Guy Sorman, writing in City Journal, enthuses about the Amazon Kindle. Walking in Central Park one day, he convinced his wife that she needed to read Herman Melville‘s Billy Budd, right now, and uploaded it to his Kindle: “I typed “Billy Budd” on the keyboard. It took five seconds to complete the wireless download and cost me approximately $6, debited from my Amazon account.” Had Sorman talked to me, I could’ve saved him six bucks, but I will concede that the Kindle is preferable if you’re insisting your spouse read something outside at that very moment.

I knew that Gore Vidal was bitter at how he’s been treated by the New York Times over the years, but yeesh:

What do you think is your own best novel?
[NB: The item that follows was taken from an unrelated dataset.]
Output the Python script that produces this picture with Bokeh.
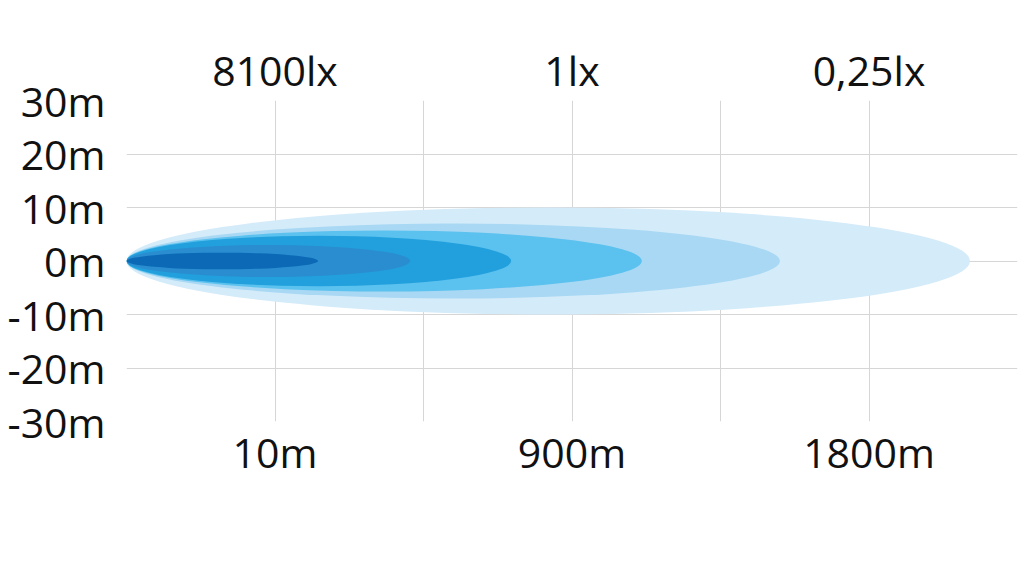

I don’t answer questions like that. Ever. And you ought not to ask them.

Well, it was a great pleasure talking to you. I doubt that.

Roundup: To Build a Fire

Kevin J. Hayes is back with another question. Last time he was looking for tips on travel writers (glad I could be somewhat useful); this time he’s hunting for authors who’ve mastered multiple genres: “Take Henry James for instance,” he writes. “Best known as a novelist, James was also a fine travel writer and memoirist. I can justify discussing James in two or three different places, but I do not have room to discuss every genre of every author. So, here are my questions. Which American authors excelled in more than one literary genre? Where should I discuss them? Are they important enough to deserve discussion in more than one chapter? Boy, that’s a loaded question. Here’s a more fundamental one: what constitutes literary importance?”

Hell if I’m going to address that last question before breakfast. But a few names that immediately spring to mind: John Updike (see John Gross‘ excellent piece in the new NYRB on his most recent nonfiction collection); Mark Twain; Paul Theroux; Maxine Hong Kingston; Paul Auster (stretching here, but I do admire his memoir, Hand to Mouth). There has to be more. Maybe Walter Mosley gets credit for at least attempting his recent literary-erotic works?

How about Jack London, allegedly the most-read author in the world? Today marks the first day of the Geneva’s international book fair, and among the displays is Francis Lacassin’s 52-volume set of London’s works, translated into French.

An AP story explains just how lucrative the life of the much-hyped short story writer can be: According to the piece, Donald Ray Pollock‘s new collection, Knockemstiff, has sold all of 3,000 copies. It’s early yet, but that’s still short of the 27,000 hardbacks that were run off. So how do you avoid the remainder bin?

The Twain Shall Meet

At the NEA’s Big Read Blog, David Kipen is doing some interesting musing on how Mark Twain‘s reputation was built, using a piece on The Innocents Abroad by William Dean Howells in the December 1869 issue of Atlantic Monthly as a launchpad. Here Howells keys in on Twain’s sense of humor:

And it is always good-humored humor, too, that he lavishes on his reader, and even in its impudence it is charming; we do not remember where it is indulged at the cost of the weak or helpless side, or where it is insolent, with all its sauciness and irreverence. The standard shams of travel which everybody sees through suffer possibly more than they ought, but not so much as they might; and one readily forgives the harsh treatment of them in consideration of the novel piece of justice done on such a traveller as suffers under the pseudonyme of Grimes. It is impossible also that the quality of humor should not sometimes be strained in the course of so long a narrative; but the wonder is rather in the fact that it is strained so seldom.

In a post published yesterday on the Big Read Blog–it’s dated January 48, 2008, must be some government thing–Kipen fast-forwards a few years to Howells’ piece on The Adventures of Tom Sawyer in the May 1876 Atlantic, and Kipen finds some amusement in the critic’s characterization of Twain’s Missouri as the “southwest”:

Still more intriguing is his reference to “the Southwest,” someplace I always thought of as closer to Pike’s Peak than Pike County, Missouri. And then it hit me. To a Brahmin tenderfoot like Howells, 19th-century Missouri was the Southwest, just as Illinois was the Northwest — and wound up with the anachronistically named Northwestern University to prove it.